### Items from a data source
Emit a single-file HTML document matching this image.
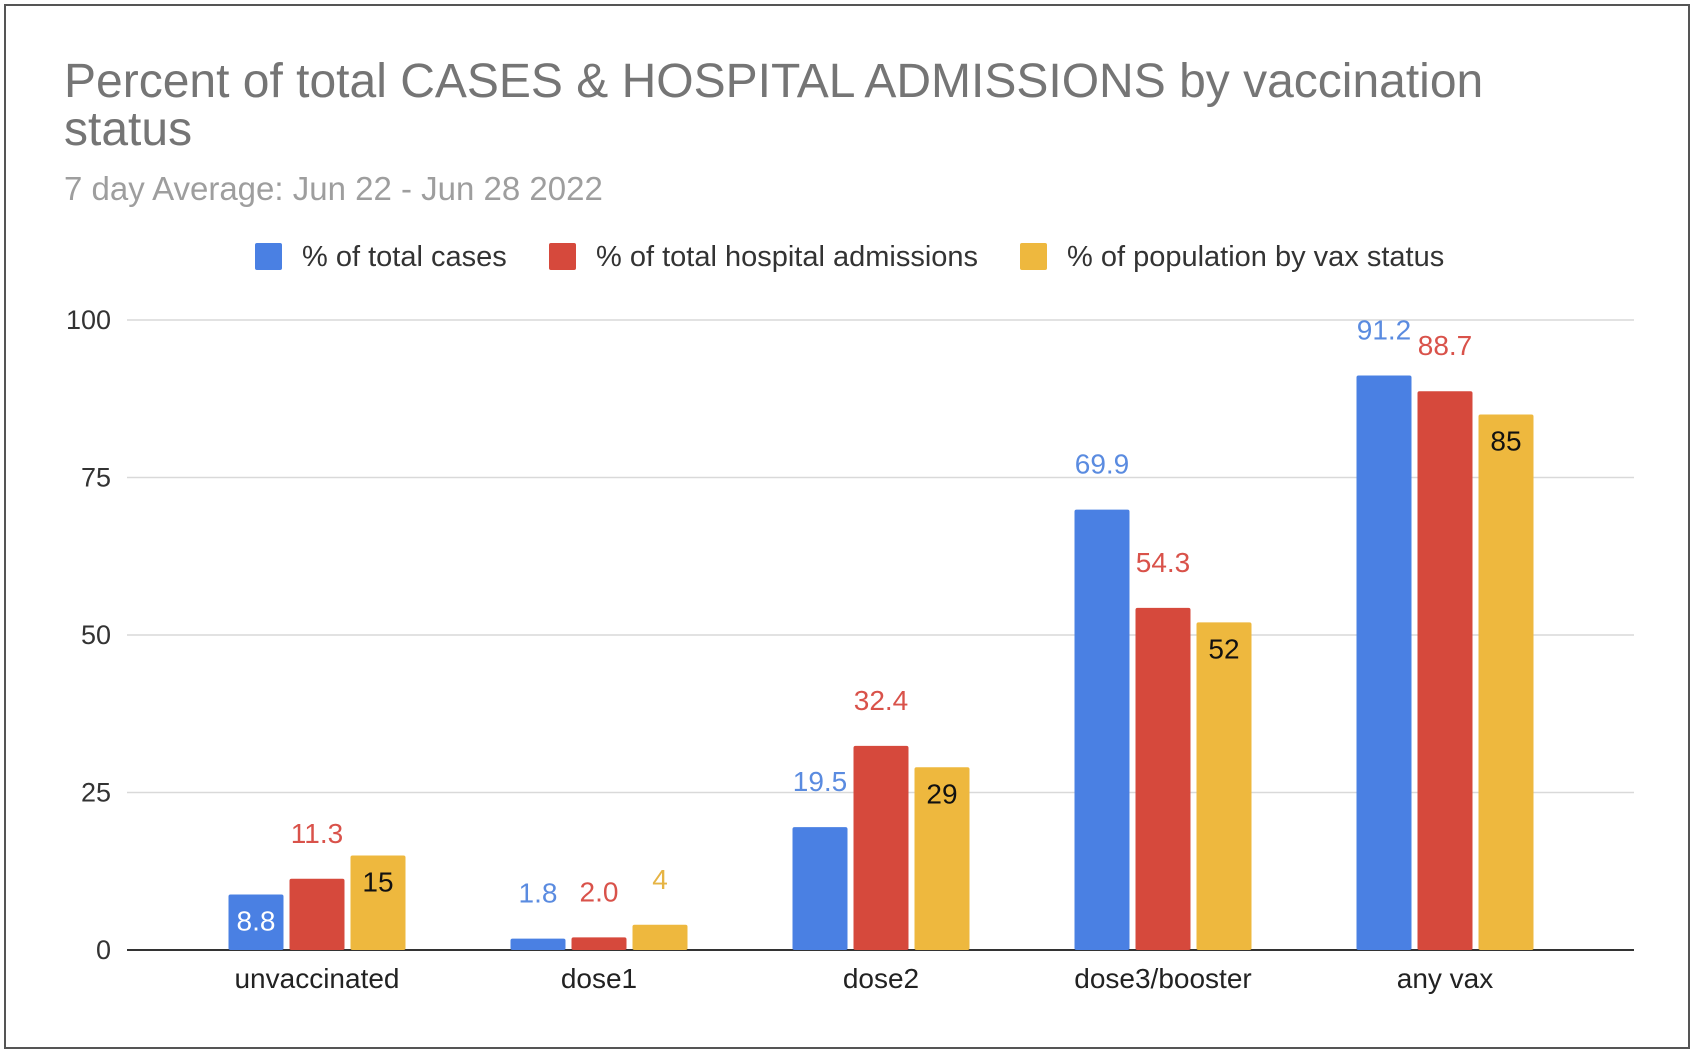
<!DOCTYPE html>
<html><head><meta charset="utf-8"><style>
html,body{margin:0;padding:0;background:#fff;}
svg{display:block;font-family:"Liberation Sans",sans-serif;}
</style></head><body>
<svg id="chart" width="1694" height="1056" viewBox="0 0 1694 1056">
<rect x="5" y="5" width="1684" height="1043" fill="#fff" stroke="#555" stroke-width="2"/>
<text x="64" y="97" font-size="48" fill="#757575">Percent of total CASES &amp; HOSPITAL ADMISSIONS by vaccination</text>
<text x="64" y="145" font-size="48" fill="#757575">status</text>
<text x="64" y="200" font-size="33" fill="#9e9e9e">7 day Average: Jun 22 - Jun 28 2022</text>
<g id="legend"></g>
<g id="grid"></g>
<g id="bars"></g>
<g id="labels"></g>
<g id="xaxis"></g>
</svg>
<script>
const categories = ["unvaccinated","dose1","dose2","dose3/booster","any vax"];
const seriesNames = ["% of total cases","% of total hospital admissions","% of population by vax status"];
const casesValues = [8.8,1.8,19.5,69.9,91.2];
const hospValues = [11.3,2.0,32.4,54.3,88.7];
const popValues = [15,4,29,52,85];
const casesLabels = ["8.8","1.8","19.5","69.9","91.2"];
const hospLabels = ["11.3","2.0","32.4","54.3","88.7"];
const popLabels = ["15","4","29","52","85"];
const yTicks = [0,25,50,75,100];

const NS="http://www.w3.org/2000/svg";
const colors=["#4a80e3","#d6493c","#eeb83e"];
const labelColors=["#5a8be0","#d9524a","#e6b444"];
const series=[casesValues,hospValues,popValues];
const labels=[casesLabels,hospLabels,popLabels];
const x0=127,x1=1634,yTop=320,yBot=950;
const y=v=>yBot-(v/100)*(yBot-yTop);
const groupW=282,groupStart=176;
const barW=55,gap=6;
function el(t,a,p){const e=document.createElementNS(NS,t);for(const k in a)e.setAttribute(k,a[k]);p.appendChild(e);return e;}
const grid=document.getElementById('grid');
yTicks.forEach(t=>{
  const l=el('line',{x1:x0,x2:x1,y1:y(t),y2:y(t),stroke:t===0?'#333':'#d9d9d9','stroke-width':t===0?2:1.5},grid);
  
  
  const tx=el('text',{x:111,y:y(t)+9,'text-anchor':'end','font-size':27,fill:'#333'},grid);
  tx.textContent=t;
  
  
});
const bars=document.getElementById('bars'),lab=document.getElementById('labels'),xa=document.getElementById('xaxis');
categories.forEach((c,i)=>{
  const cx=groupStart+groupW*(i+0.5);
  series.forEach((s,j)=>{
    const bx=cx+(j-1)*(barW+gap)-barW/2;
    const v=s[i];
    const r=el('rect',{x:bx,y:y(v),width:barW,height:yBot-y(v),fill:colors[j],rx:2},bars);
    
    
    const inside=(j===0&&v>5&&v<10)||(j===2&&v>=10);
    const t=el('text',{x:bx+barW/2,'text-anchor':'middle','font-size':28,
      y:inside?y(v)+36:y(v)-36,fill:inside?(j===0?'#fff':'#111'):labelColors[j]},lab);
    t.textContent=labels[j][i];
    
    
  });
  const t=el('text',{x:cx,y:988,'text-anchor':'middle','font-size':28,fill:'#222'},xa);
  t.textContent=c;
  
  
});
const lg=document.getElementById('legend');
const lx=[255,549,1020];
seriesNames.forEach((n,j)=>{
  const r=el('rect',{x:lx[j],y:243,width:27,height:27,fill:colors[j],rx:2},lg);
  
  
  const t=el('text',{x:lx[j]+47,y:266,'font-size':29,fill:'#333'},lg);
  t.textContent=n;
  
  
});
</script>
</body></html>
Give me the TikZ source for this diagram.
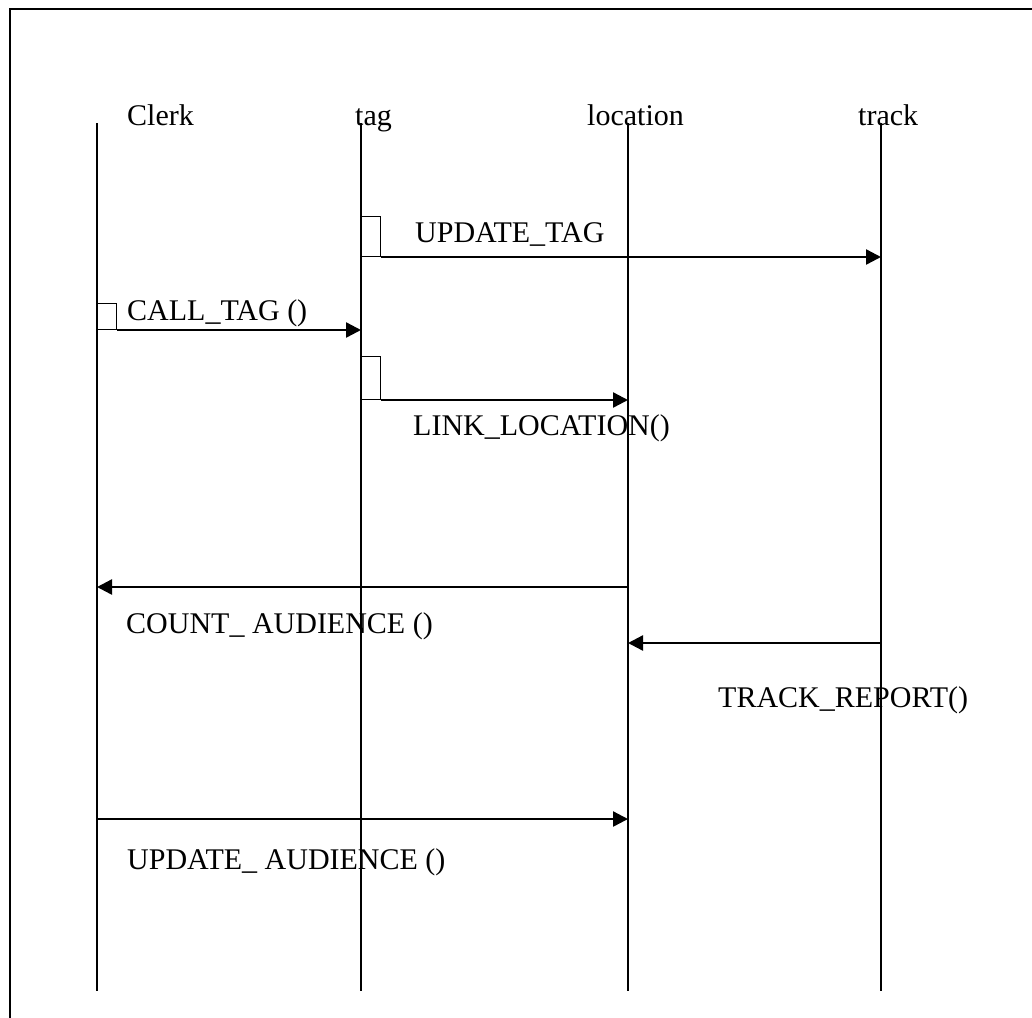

### Exercise description
Read the entries and select each line where the word "document" is found.

### Full output
Emit a single-file HTML document matching this image.
function el(t,a,p){const e=document.createElementNS(NS,t);for(const k in a)e.setAttribute(k,a[k]);p.appendChild(e);return e;}
const grid=document.getElementById('grid');
const bars=document.getElementById('bars'),lab=document.getElementById('labels'),xa=document.getElementById('xaxis');
const lg=document.getElementById('legend');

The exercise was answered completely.